There are many variations of the dish, but for clarity, I'll be focusing today on the version of the dish that is enjoyed in the Hamburg region. Labskaus is typically composed of just a few simple ingredients: Corned beef, beets, potatoes, pickles, and onions. These ingredients are mashed or puréed together and often garnished with some sort of pickled fish, some fried eggs, and additional onions, pickles, and beets.

Labskaus

A plate of Labskaus I enjoyed last Thursday

If you take a look at this picture and don't automatically think "Wow that looks delicious!" but instead feel your stomach rolling in revolt, you are not alone. When I first heard Labskaus described to me, I thought it sounded like something that should have stayed on ships and never found its way to land. However, after multiple appeals from locals and against my better judgement, I eventually acquiesced. I honestly no longer remember the exact first time I had Labskaus, but I remember not liking it so much in the beginning, but not hating it either. I was ambivalent about its existence.

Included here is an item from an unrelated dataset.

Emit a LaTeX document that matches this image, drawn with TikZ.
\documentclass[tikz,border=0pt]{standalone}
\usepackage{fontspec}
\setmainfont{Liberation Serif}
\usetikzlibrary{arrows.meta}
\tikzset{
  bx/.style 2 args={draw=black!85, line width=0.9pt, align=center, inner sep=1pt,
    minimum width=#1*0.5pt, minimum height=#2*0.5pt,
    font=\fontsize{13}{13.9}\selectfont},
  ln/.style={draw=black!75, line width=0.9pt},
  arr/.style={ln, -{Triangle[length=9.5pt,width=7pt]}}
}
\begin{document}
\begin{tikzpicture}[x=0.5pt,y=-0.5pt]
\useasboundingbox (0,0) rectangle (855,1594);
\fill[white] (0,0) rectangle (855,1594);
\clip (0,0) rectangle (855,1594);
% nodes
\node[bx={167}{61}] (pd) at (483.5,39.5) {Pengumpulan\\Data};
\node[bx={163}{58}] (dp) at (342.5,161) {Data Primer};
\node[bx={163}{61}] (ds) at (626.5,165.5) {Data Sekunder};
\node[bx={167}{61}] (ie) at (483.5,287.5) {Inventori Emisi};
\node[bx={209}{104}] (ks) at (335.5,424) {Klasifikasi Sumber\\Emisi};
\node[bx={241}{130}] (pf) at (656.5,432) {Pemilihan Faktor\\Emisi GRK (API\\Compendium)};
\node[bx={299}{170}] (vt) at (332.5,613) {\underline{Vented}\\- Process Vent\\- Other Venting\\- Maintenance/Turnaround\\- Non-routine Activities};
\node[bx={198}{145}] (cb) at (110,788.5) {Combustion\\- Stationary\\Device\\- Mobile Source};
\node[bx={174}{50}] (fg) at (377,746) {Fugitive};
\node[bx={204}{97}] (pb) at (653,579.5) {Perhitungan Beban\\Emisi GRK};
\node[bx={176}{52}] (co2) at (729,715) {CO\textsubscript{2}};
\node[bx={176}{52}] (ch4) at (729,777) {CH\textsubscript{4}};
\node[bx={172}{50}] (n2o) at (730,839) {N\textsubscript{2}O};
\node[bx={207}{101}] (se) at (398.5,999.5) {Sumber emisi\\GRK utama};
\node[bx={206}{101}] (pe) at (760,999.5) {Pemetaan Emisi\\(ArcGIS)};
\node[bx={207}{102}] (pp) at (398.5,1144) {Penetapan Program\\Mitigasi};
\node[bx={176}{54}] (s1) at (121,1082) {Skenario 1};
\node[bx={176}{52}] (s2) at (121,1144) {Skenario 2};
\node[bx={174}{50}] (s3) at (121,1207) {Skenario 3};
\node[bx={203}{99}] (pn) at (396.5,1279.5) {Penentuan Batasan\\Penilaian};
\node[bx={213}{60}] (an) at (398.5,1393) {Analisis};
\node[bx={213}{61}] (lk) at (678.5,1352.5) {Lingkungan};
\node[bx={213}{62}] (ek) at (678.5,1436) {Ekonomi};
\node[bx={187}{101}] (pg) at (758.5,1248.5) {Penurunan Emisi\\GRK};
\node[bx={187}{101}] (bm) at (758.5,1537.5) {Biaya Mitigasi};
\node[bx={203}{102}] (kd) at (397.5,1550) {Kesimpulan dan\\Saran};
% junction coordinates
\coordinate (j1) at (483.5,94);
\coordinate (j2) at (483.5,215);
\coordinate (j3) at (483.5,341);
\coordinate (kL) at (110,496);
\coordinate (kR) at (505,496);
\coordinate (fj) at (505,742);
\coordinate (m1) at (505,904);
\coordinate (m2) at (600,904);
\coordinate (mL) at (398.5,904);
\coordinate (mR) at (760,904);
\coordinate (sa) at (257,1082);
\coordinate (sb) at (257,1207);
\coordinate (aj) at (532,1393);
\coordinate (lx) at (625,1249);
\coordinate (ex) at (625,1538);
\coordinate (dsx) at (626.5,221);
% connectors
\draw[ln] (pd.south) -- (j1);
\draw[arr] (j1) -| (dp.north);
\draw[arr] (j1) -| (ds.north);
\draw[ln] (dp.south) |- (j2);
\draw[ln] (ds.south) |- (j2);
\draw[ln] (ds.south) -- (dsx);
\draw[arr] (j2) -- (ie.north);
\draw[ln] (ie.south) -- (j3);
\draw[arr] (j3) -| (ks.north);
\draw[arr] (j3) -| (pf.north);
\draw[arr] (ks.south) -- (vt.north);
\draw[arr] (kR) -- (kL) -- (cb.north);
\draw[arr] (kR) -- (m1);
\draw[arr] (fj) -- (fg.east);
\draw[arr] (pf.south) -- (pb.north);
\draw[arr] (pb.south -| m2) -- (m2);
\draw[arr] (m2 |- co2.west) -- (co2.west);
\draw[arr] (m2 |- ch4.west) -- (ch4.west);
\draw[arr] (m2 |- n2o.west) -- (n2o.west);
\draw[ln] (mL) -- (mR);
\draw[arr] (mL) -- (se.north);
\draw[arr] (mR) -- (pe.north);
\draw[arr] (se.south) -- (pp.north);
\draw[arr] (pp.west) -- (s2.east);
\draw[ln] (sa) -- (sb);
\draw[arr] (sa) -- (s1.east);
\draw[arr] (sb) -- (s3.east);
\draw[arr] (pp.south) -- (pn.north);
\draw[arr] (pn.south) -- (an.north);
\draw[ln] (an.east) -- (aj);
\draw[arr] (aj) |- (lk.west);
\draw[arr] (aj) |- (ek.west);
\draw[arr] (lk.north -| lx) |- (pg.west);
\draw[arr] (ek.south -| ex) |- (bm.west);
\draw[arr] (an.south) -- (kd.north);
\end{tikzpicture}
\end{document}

Over time though, whether before a night out on the town, or as a hearty Sunday afternoon meal, I found myself enjoying Labskaus more and more. Unlike with say, fish and chips, one does not feel the immediate need to fall into a post-consumption coma after having Labskaus. It is a rather healthy meal that leaves you feeling full, warm, and content. I am obviously not alone in my assessment, as on any given evening in a traditional Hamburg restaurant, you are sure to encounter a handful of people partaking in this unique culinary delight.

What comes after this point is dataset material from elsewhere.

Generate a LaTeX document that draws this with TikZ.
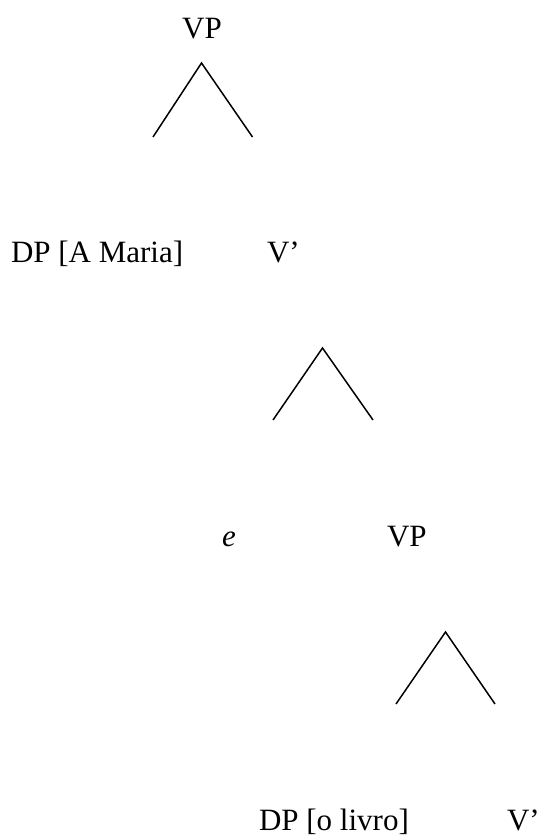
\documentclass[tikz,border=0pt]{standalone}
\usepackage{fontspec}
\setmainfont{Liberation Serif}
\begin{document}
\begin{tikzpicture}[x=1pt,y=-1pt,
  lbl/.style={inner sep=0pt,outer sep=0pt,font=\fontsize{31}{36}\selectfont},
  branch/.style={line width=1.5pt,line join=miter}]
\useasboundingbox (0,0) rectangle (540,836);
% labels
\node[lbl,anchor=base] (vp1) at (202,38) {VP};
\node[lbl,anchor=base west] (dp1) at (11,262) {DP [A Maria]};
\node[lbl,anchor=base west] (vb1) at (267,262) {V’};
\node[lbl,anchor=base west] (e) at (222,546) {\itshape e};
\node[lbl,anchor=base west] (vp2) at (387,546) {VP};
\node[lbl,anchor=base west] (dp2) at (259,830) {DP [o livro]};
\node[lbl,anchor=base west] (vb2) at (507,830) {V’};
% branch coordinates
\coordinate (a1) at (201.5,63);
\coordinate (l1) at (153,137);
\coordinate (r1) at (252.5,137);
\coordinate (a2) at (322.5,348);
\coordinate (l2) at (273,420);
\coordinate (r2) at (373,420);
\coordinate (a3) at (445.5,632);
\coordinate (l3) at (396,704);
\coordinate (r3) at (495,704);
\draw[branch] (l1) -- (a1) -- (r1);
\draw[branch] (l2) -- (a2) -- (r2);
\draw[branch] (l3) -- (a3) -- (r3);
\end{tikzpicture}
\end{document}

If you're still reading, it must mean the visual display of Labskaus was not entirely repugnant to you. You may even be asking yourself, "Where can I find a good plate of Labskaus if I come visit Hamburg?" To this I say, "You're in luck!" because no discussion of Labskaus would be complete without at least a couple of recommendations of where some good Labskaus can be found here.

For the complete maritime Labskaus experience, I recommend the "Kleinhuis' Restaurantschiff," which is, as its German name would suggest, a "restaurant ship" that is docked in a small historical museum harbor on the Elbe river, pictured below on a sunny day. Here you can enjoy your Labskaus while also watching cargo ships, oil tankers, tugboats, and all manner of harbor traffic sail by. Be sure to call ahead and get a reservation in advance though, as this place is regularly full of people just like you looking to enjoy the good food and harbor views.

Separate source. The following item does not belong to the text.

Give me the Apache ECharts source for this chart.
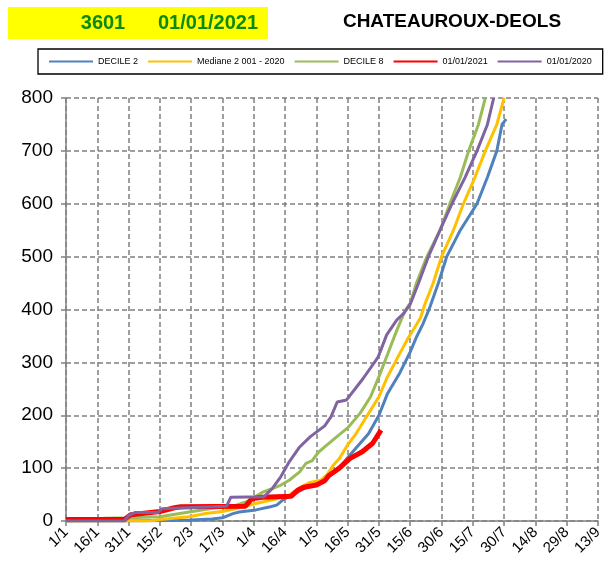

The restaurant ship, in all its glory

The restaurant ship, in all its glory, whose staff will be happy to serve you a steaming hot plate of Labskaus

Photo taken from kleinhuis-restaurantschiff.de

If you'd prefer to enjoy your Labskaus with solid ground beneath your feet instead of rocking back and forth on a ship, then Frau Möller is the perfect place for you. Close to the Hamburg central train station and nestled in the hip neighborhood of St. Georg, Frau Möller is a Hamburg institution that serves Labskaus the traditional Hamburg way, other German dishes, and typical pub fare. You can't make reservations for groups of less than 8 people, and tables are first come first serve, so you might want to arrive early in the evening, but it is definitely worth it! It's also a cash-only establishment, so be sure to visit an ATM beforehand. Places that only accept cash are still surprisingly common here, but that is a topic for another time.

Frau Möller outside

It doesn't look like much from the outside, but I promise you, you won't regret your visit

Image taken from tripadvisor.com

Frau Möller inside

Inside you are immersed in rustic, maritime flair

Image taken from 11880.com

If nothing else, I hope that you now know a little bit more about this traditional sailor's meal, and if you ever find yourself in Hamburg, I encourage you to give it a try, or maybe even make it yourself wherever you call home! After all, as I'm sure some sailor somewhere has said, life's too short not to eat pickled fish.